Despite its dubious claim to efficacy, it’s especially apt that space clearing now should find a new clientele among the ruins of our current post-boom economy. During the turn-of-the-century housing and office boom, feng shui consultants were kept busy with young homeowners and entrepreneurs who wanted spaces that would keep the good times flowing. Now, space clearing can offer remedies to an economy pockmarked by financial trauma, where would-be billionaires have gone bankrupt, happily over-employed homeowners have become depressed slackers with massive mortgages and commercial spaces have stood empty for months.
After identifying my house’s sorry lack of yang, McNair goes about discovering the locus of its imbalance. Holding her dowsing rod, a metal instrument in the shape of an L – just the same kind of instrument, she explains, that people use to use to find wells – she lets it guide her through the rooms. She ends up in the dining room, next to the table: The dowsing rod has begun turning in circles. “This is the where the principal cause of disturbance is,” she says. “It’s predecessor energy. Something happened here – I’m getting that it came from three owners ago. Someone might have died here. Now, let me see if I can balance this energy.”
After a few quiet moments, she emerges from a momentary reverie and declares that she has balanced the energies, thereby “clearing the space.” She double-checks her success, using her pendulum, and, sure enough, my house’s yin-yang balance has returned to a healthy 40 percent/60 percent split.
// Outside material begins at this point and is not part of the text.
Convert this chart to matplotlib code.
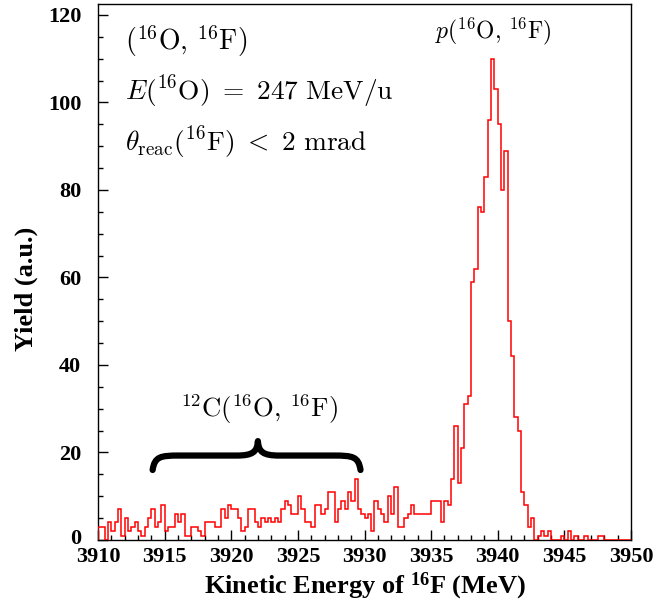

That’s service for you, eh?
Although I’m an incorrigible curmudgeon when it comes to nouveau-ancient spiritual practices, I can’t help also experiencing a sense of relief upon seeing McNair discover that my house has been healed metaphysically. Whatever we say about our homes, they are never simply shelters or even collections of well-chosen, designerly materials – they hold our lives and, by extension, our imaginations. Any profession that taps into that invisible force field of emotion, memory and fantasy is sure to find fertile ground in the irrational land of home ownership.